Stated goal: Leave the pictures out and retype the lines from the beginning through the line with "(0,0) rectangle (950,1344);", both ends included.

Data:
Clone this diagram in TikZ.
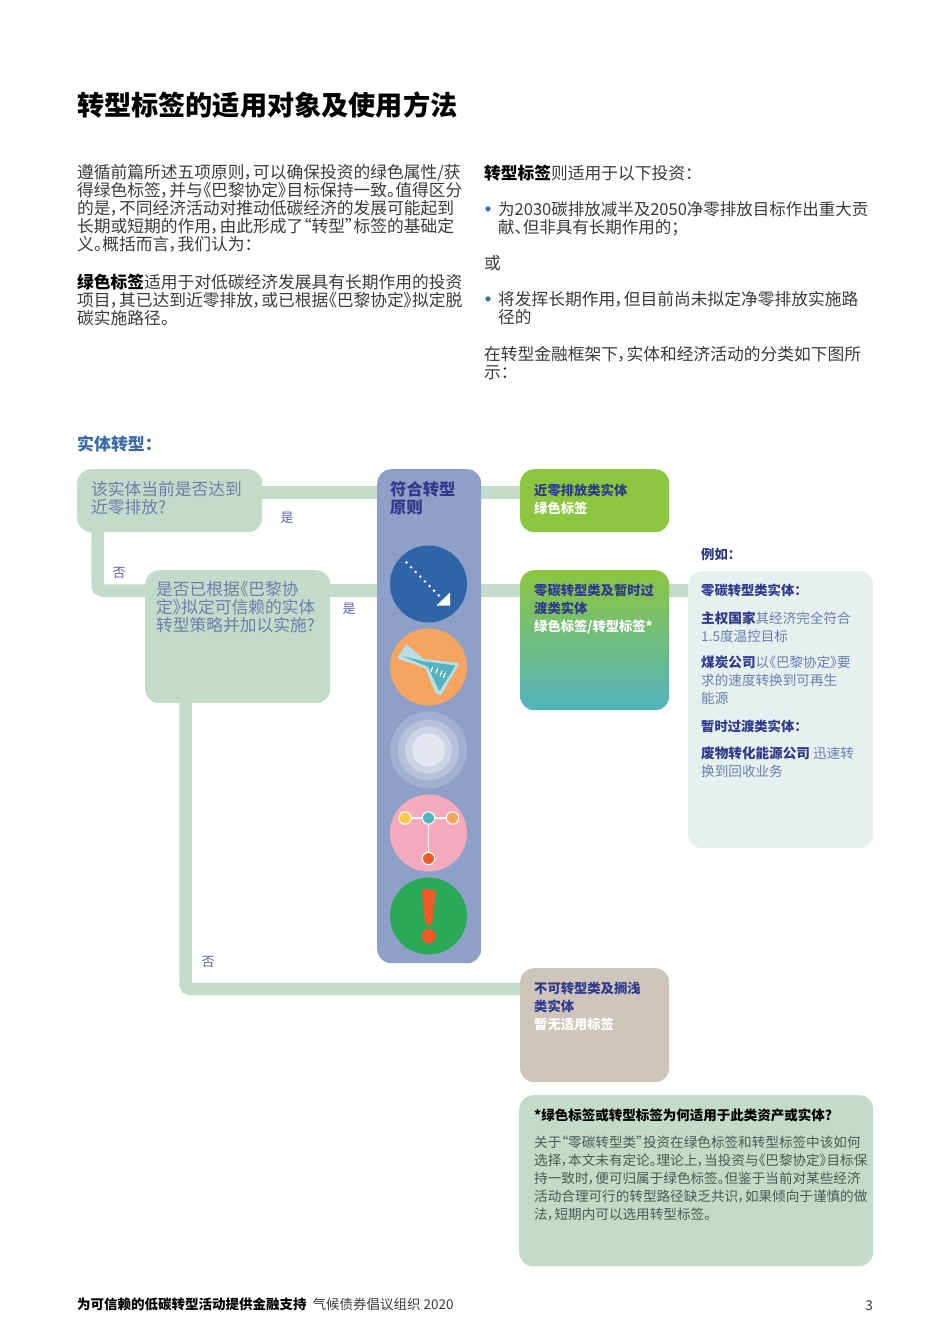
\documentclass[tikz,border=0pt]{standalone}
\usepackage{fontspec}
\setmainfont{Noto Sans CJK SC}[RawFeature={+palt}]
\usetikzlibrary{backgrounds}
\definecolor{linkgreen}{HTML}{C3DCC9}
\definecolor{bandblue}{HTML}{8E9FC8}
\definecolor{navy}{HTML}{2E3A8C}
\definecolor{softblue}{HTML}{6880AE}
\definecolor{headblue}{HTML}{3A6BA8}
\definecolor{labelblue}{HTML}{5C62A4}
\definecolor{leafgreen}{HTML}{8DC63F}
\definecolor{tealend}{HTML}{52B4BF}
\definecolor{paleteal}{HTML}{E6F0EF}
\definecolor{stone}{HTML}{CFC5BA}
\definecolor{bodygray}{HTML}{3A3A3A}
\definecolor{notegray}{HTML}{4A5A52}
\definecolor{arrowblue}{HTML}{2F65A7}
\definecolor{orangeicon}{HTML}{F5A55F}
\definecolor{redicon}{HTML}{F15A29}
\definecolor{pinkicon}{HTML}{F5AABE}
\definecolor{yellowicon}{HTML}{FFC94A}
\definecolor{greenicon}{HTML}{2AA956}
\tikzset{
    panel/.style={rounded corners=14, anchor=north west, inner sep=0},
    link/.style={draw=linkgreen, line width=12.5},
    txt/.style={anchor=north west, inner sep=0, align=left, font=\fontsize{16.75}{18}\selectfont, text=bodygray},
    smalltxt/.style={txt, font=\fontsize{13.6}{18}\selectfont},
    boldtxt/.style={txt, font=\fontsize{13.3}{18}\selectfont\bfseries, text=navy},
    tag/.style={anchor=center, inner sep=0, font=\fontsize{13}{16}\selectfont, text=labelblue},
    bullet/.style={anchor=center, inner sep=0, font=\fontsize{24}{24}\selectfont, text=headblue},
    icon/.style={circle, inner sep=0, minimum size=77},
}
\begin{document}
\begin{tikzpicture}[x=1pt, y=-1pt]
    \useasboundingbox (0,0) rectangle (950,1344);

    % boxes
    \node[panel, fill=linkgreen, minimum width=185, minimum height=63] (q1) at (77,469) {};
    \node[panel, fill=linkgreen, minimum width=185, minimum height=133] (q2) at (145,570) {};
    \node[panel, fill=bandblue, minimum width=104, minimum height=494] (band) at (377,469) {};
    \node[panel, fill=leafgreen, minimum width=149, minimum height=63] (nearzero) at (520,469) {};
    \node[panel, top color=leafgreen, bottom color=tealend, minimum width=149, minimum height=140] (zerotrans) at (520,570) {};
    \node[panel, fill=paleteal, minimum width=185, minimum height=277] (examples) at (688,571) {};
    \node[panel, fill=stone, minimum width=149, minimum height=114] (stranded) at (520,968) {};
    \node[panel, fill=linkgreen, minimum width=354, minimum height=171] (why) at (519,1095) {};

    % connectors
    \coordinate (rowA) at (0,492.5);
    \coordinate (rowB) at (0,590.5);
    \coordinate (rowC) at (0,989);
    \coordinate (colA) at (97.5,0);
    \coordinate (colB) at (185.5,0);
    \begin{scope}[on background layer]
        \draw[link] (q1 |- rowA) -- (nearzero |- rowA);
        \draw[link] (q2 |- rowB) -- (examples |- rowB);
        \draw[link, rounded corners=5] (colA |- q1) -- (colA |- rowB) -- (q2 |- rowB);
        \draw[link, rounded corners=5] (colB |- q2) -- (colB |- rowC) -- (stranded |- rowC);
    \end{scope}

    % icons
    \node[icon, fill=arrowblue] (arrowicon) at (428.5,584) {};
    \foreach \i in {0,...,7} {
        \fill[white] (406.5+\i*4.6,562.5+\i*4.7) circle (1.4);
    }
    \fill[white] (450,592.5) -- (450,605.5) -- (436.5,605.5) -- cycle;

    \node[icon, fill=orangeicon] (flaskicon) at (428.5,667) {};
    \fill[paleteal!70!tealend, rounded corners=1.5] (406.3,644) -- (423.7,659) -- (459.5,663) -- (441,695.5) -- (436,694) -- (425.3,668.3) -- (397,658.3) -- cycle;
    \fill[tealend, rounded corners=1] (402,656) -- (422,661) -- (455.5,665.5) -- (439.3,691.5) -- (428,666.7) -- cycle;
    \foreach \px/\py in {432.7/666.7, 437.7/668.3, 442/670.7, 445.3/672.7} {
        \draw[white, line width=1.2] (\px,\py) -- (\px-1.8,\py+5);
    }

    \node[icon, fill=white!18!bandblue] (ringicon) at (428.5,750) {};
    \fill[white!35!bandblue] (ringicon) circle (30.5);
    \fill[white!55!bandblue] (ringicon) circle (23.5);
    \fill[white!75!bandblue] (ringicon) circle (16.5);

    \node[icon, fill=pinkicon] (treeicon) at (428.5,833) {};
    \draw[white, line width=1.1] (405,818) -- (452.5,818) (428.5,818) -- (428.5,858.5);
    \foreach \px/\py/\col in {405/818/yellowicon, 428.5/818/tealend, 452.5/818/orangeicon, 428.5/858.5/redicon} {
        \fill[\col, draw=white, line width=1.1] (\px,\py) circle (6.2);
    }

    \node[icon, fill=greenicon] (alerticon) at (428.5,916) {};
    \fill[redicon, rounded corners=1] (421.5,890) -- (436,890) -- (432,925) -- (425.5,925) -- cycle;
    \fill[redicon] (428.7,936) circle (7.3);

    % page text
    \node[txt, font=\fontsize{27.15}{30}\selectfont\bfseries, text=black] (title) at (77,92) {转型标签的适用对象及使用方法};
    \node[txt] (introA) at (77,164.5) {遵循前篇所述五项原则，可以确保投资的绿色属性/获\\得绿色标签，并与《巴黎协定》目标保持一致。值得区分\\的是，不同经济活动对推动低碳经济的发展可能起到\\长期或短期的作用，由此形成了“转型”标签的基础定\\义。概括而言，我们认为：};
    \node[txt] (introB) at (77,273.5) {\textbf{\textcolor{black}{绿色标签}}适用于对低碳经济发展具有长期作用的投资\\项目，其已达到近零排放，或已根据《巴黎协定》拟定脱\\碳实施路径。};
    \node[txt] (transA) at (484,164.5) {\textbf{\textcolor{black}{转型标签}}则适用于以下投资：};
    \node[bullet] (dotA) at (488.5,212.5) {•};
    \node[txt, font=\fontsize{16.5}{18}\selectfont] (transB) at (498,201.5) {为2030碳排放减半及2050净零排放目标作出重大贡\\献、但非具有长期作用的；};
    \node[txt] (transC) at (484,255) {或};
    \node[bullet] (dotB) at (488.5,302.5) {•};
    \node[txt] (transD) at (498,291) {将发挥长期作用，但目前尚未拟定净零排放实施路\\径的};
    \node[txt] (transE) at (484,346.5) {在转型金融框架下，实体和经济活动的分类如下图所\\示：};

    % flow text
    \node[txt, font=\fontsize{16.9}{18}\selectfont\bfseries, text=headblue] (flowhead) at (77,436) {实体转型：};
    \node[txt, text=softblue] (q1txt) at (91,481) {该实体当前是否达到\\近零排放?};
    \node[txt, text=softblue] (q2txt) at (156,581) {是否已根据《巴黎协\\定》拟定可信赖的实体\\转型策略并加以实施?};
    \node[txt, font=\fontsize{16.3}{18}\selectfont\bfseries, text=navy] (bandtxt) at (390,481) {符合转型\\原则};
    \node[tag] (yesA) at (287,518) {是};
    \node[tag] (noA) at (119,573) {否};
    \node[tag] (yesB) at (349,609) {是};
    \node[tag] (noB) at (208,962) {否};

    \node[boldtxt] (nearzerotxt) at (534,484) {近零排放类实体\\\textcolor{white}{绿色标签}};
    \node[boldtxt] (zerotranstxt) at (534,584) {零碳转型类及暂时过\\渡类实体\\\textcolor{white}{绿色标签/转型标签*}};
    \node[boldtxt] (strandedtxt) at (534,982) {不可转型类及搁浅\\类实体\\\textcolor{white}{暂无适用标签}};

    \node[boldtxt] (egtxt) at (701,548) {例如：};
    \node[boldtxt] (egA) at (701,584) {零碳转型类实体：};
    \node[smalltxt, text=softblue] (egB) at (701,611) {\textbf{\textcolor{navy}{主权国家}}其经济完全符合\\1.5度温控目标};
    \node[smalltxt, text=softblue] (egC) at (701,656) {\textbf{\textcolor{navy}{煤炭公司}}以《巴黎协定》要\\求的速度转换到可再生\\能源};
    \node[boldtxt] (egD) at (701,720) {暂时过渡类实体：};
    \node[smalltxt, text=softblue] (egE) at (701,747) {\textbf{\textcolor{navy}{废物转化能源公司}} 迅速转\\换到回收业务};

    \node[boldtxt, text=black, font=\fontsize{13.5}{18}\selectfont\bfseries] (whyhead) at (534,1109) {*绿色标签或转型标签为何适用于此类资产或实体?};
    \node[smalltxt, text=notegray] (whytxt) at (534,1136) {关于“零碳转型类”投资在绿色标签和转型标签中该如何\\选择，本文未有定论。理论上，当投资与《巴黎协定》目标保\\持一致时，便可归属于绿色标签。但鉴于当前对某些经济\\活动合理可行的转型路径缺乏共识，如果倾向于谨慎的做\\法，短期内可以选用转型标签。};

    % footer
    \node[smalltxt, text=bodygray, font=\fontsize{13.5}{18}\selectfont] (foot) at (77,1298) {\textbf{\textcolor{black}{为可信赖的低碳转型活动提供金融支持}}\hspace{6pt}气候债券倡议组织 2020};
    \node[smalltxt, anchor=north east, text=bodygray] (pagenum) at (873,1300) {3};
\end{tikzpicture}
\end{document}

Result of the exercise:
Clone this diagram in TikZ.
\documentclass[tikz,border=0pt]{standalone}
\usepackage{fontspec}
\setmainfont{Noto Sans CJK SC}[RawFeature={+palt}]
\usetikzlibrary{backgrounds}
\definecolor{linkgreen}{HTML}{C3DCC9}
\definecolor{bandblue}{HTML}{8E9FC8}
\definecolor{navy}{HTML}{2E3A8C}
\definecolor{softblue}{HTML}{6880AE}
\definecolor{headblue}{HTML}{3A6BA8}
\definecolor{labelblue}{HTML}{5C62A4}
\definecolor{leafgreen}{HTML}{8DC63F}
\definecolor{tealend}{HTML}{52B4BF}
\definecolor{paleteal}{HTML}{E6F0EF}
\definecolor{stone}{HTML}{CFC5BA}
\definecolor{bodygray}{HTML}{3A3A3A}
\definecolor{notegray}{HTML}{4A5A52}
\definecolor{arrowblue}{HTML}{2F65A7}
\definecolor{orangeicon}{HTML}{F5A55F}
\definecolor{redicon}{HTML}{F15A29}
\definecolor{pinkicon}{HTML}{F5AABE}
\definecolor{yellowicon}{HTML}{FFC94A}
\definecolor{greenicon}{HTML}{2AA956}
\tikzset{
    panel/.style={rounded corners=14, anchor=north west, inner sep=0},
    link/.style={draw=linkgreen, line width=12.5},
    txt/.style={anchor=north west, inner sep=0, align=left, font=\fontsize{16.75}{18}\selectfont, text=bodygray},
    smalltxt/.style={txt, font=\fontsize{13.6}{18}\selectfont},
    boldtxt/.style={txt, font=\fontsize{13.3}{18}\selectfont\bfseries, text=navy},
    tag/.style={anchor=center, inner sep=0, font=\fontsize{13}{16}\selectfont, text=labelblue},
    bullet/.style={anchor=center, inner sep=0, font=\fontsize{24}{24}\selectfont, text=headblue},
    icon/.style={circle, inner sep=0, minimum size=77},
}
\begin{document}
\begin{tikzpicture}[x=1pt, y=-1pt]
    \useasboundingbox (0,0) rectangle (950,1344);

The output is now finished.